→ **Task statement**: Reproduce exactly, and nothing else, the lines from the one that contains "Recreate this image" through the one that contains "import numpy as np". Leave the pictures out.

→ **Stored rows**:
--- Start ---

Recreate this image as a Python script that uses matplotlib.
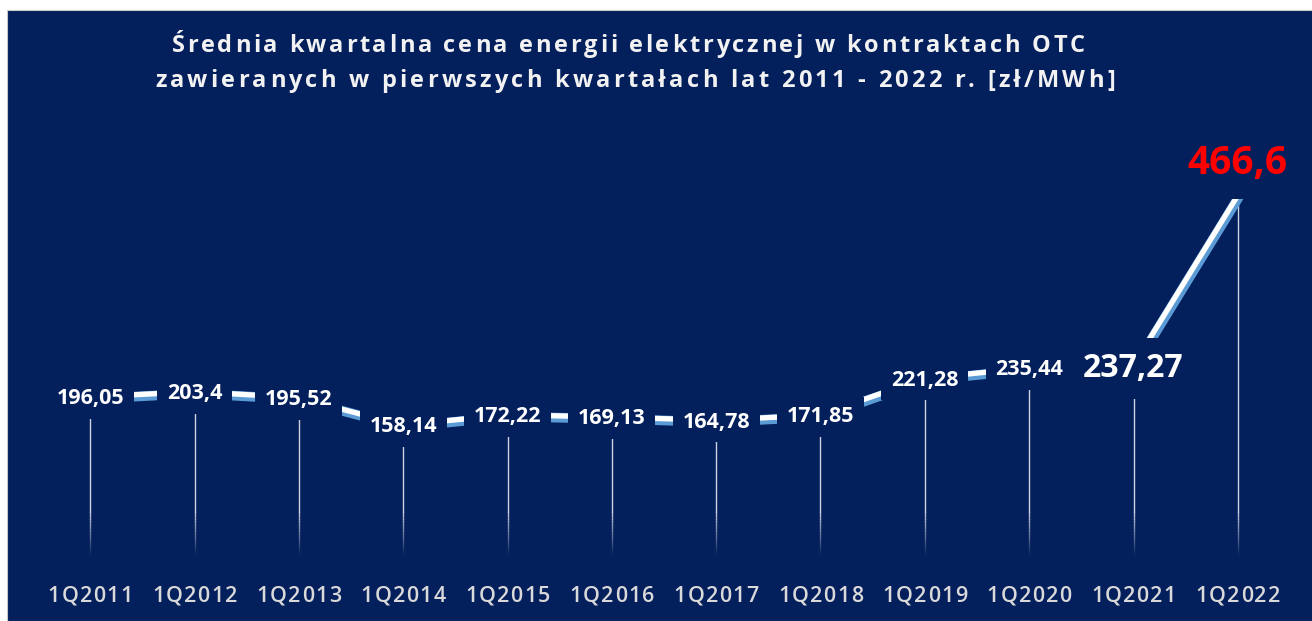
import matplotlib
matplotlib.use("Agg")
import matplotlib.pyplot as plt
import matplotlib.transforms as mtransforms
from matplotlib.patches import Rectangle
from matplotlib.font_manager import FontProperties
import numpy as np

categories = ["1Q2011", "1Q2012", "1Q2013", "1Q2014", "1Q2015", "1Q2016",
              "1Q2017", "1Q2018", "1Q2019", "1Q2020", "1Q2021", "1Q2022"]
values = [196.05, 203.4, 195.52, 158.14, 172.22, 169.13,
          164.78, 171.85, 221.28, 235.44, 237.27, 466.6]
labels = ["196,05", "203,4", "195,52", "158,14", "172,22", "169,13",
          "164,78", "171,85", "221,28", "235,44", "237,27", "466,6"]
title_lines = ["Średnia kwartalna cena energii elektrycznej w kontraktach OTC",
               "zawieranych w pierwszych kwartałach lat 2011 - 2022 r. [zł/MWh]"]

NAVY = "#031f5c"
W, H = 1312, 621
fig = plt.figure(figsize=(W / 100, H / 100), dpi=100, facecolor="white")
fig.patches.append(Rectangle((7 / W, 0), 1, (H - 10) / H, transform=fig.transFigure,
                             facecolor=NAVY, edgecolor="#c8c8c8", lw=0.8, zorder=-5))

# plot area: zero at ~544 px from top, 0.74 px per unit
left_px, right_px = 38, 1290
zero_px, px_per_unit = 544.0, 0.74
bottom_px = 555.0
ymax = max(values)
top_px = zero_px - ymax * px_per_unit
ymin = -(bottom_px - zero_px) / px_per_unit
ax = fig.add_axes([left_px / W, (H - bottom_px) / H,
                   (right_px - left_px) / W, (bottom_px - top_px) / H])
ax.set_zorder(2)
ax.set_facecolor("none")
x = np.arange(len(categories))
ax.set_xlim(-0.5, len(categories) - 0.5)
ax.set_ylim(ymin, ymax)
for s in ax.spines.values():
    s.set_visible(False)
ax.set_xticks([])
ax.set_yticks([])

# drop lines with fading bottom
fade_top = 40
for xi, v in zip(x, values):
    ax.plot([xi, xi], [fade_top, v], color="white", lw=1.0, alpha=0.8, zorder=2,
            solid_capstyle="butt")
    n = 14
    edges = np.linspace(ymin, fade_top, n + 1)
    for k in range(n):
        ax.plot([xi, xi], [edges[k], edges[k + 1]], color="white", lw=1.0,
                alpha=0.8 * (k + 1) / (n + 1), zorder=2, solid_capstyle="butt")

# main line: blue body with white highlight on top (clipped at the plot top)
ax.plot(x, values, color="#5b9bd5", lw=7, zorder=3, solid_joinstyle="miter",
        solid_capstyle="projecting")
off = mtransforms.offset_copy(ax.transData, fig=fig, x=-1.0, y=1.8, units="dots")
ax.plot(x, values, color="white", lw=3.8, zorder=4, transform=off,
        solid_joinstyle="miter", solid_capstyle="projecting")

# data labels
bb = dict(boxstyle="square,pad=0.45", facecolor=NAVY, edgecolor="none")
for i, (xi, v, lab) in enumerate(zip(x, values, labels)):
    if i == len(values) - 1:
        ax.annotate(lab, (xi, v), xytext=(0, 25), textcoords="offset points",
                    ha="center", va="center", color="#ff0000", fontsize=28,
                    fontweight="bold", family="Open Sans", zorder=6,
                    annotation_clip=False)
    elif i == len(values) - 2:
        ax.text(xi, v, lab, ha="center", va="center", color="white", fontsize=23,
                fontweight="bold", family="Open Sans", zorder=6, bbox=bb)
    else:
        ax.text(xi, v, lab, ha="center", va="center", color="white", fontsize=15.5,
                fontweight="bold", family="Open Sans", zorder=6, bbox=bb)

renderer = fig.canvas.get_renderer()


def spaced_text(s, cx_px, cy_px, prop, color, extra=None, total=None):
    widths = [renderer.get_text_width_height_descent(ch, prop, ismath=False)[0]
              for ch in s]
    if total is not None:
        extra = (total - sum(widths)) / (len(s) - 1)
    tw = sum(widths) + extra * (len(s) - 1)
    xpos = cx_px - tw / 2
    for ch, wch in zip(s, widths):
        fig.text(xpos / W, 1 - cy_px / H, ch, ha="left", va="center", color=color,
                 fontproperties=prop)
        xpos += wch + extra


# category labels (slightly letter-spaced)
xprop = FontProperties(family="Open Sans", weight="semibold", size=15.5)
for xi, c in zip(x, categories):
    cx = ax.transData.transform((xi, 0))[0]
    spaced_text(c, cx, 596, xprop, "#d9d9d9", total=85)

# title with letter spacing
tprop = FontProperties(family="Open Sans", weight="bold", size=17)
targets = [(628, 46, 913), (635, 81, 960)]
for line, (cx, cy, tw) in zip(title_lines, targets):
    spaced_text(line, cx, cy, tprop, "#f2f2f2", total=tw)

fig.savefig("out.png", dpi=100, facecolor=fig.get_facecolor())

--- End ---
--- Start ---

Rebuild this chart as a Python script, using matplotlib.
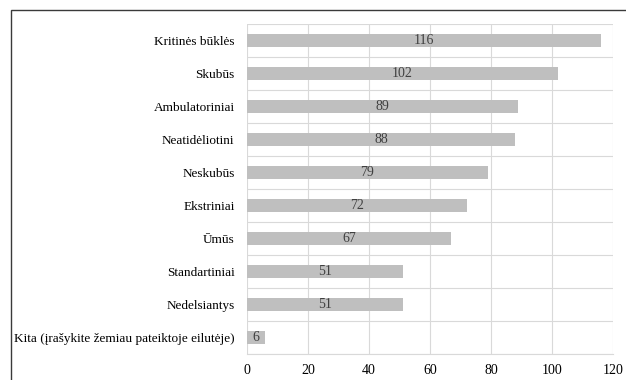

--- End ---
--- Start ---

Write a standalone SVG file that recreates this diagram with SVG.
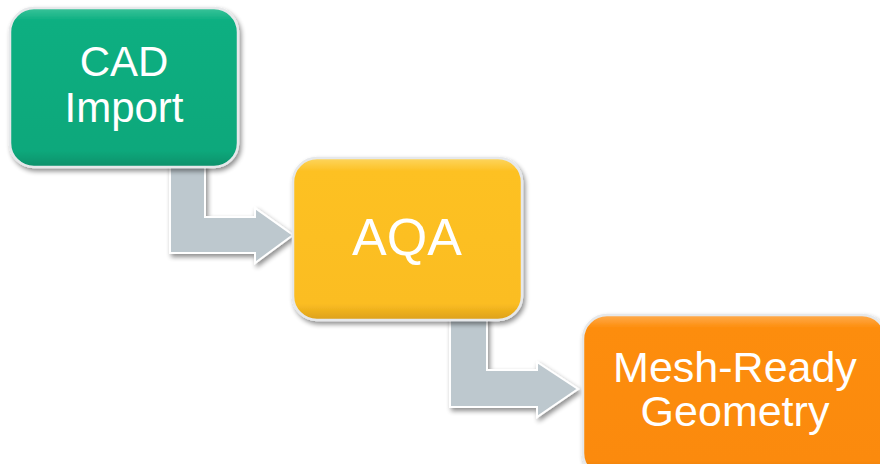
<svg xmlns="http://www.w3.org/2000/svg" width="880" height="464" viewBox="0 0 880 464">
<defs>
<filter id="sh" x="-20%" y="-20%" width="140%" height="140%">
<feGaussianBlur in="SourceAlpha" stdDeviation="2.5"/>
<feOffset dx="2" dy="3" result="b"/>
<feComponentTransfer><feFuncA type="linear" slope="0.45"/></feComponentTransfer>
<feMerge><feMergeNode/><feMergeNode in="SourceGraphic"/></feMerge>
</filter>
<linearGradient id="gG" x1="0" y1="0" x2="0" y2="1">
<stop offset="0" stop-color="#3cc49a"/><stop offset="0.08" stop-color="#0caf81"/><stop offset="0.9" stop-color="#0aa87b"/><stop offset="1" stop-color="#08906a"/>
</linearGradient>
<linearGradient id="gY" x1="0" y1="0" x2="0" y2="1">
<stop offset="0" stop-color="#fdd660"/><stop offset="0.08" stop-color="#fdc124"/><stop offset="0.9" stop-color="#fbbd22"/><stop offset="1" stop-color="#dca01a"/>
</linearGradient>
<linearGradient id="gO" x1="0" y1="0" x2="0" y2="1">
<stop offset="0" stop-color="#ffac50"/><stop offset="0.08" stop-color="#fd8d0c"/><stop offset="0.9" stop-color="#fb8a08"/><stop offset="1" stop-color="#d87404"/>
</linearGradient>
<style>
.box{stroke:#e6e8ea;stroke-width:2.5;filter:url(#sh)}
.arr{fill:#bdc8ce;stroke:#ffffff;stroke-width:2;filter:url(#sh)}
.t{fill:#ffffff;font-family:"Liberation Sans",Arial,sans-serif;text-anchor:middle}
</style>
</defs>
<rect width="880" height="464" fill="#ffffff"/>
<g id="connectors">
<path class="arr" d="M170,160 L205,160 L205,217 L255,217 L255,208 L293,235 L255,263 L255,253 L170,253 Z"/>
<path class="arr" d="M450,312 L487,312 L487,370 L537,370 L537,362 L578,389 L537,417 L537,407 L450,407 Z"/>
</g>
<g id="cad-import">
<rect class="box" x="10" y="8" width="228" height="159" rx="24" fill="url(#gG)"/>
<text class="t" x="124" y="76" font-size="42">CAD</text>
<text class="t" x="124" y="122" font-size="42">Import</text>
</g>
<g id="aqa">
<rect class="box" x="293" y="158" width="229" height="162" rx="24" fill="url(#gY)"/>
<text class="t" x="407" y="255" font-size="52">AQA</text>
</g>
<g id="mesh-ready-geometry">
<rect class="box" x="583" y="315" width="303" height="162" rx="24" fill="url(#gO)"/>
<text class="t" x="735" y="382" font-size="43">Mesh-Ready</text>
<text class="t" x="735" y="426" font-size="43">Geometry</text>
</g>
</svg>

--- End ---

→ **Answer for this exercise**:
Recreate this image as a Python script that uses matplotlib.
import matplotlib
matplotlib.use("Agg")
import matplotlib.pyplot as plt
import matplotlib.transforms as mtransforms
from matplotlib.patches import Rectangle
from matplotlib.font_manager import FontProperties
import numpy as np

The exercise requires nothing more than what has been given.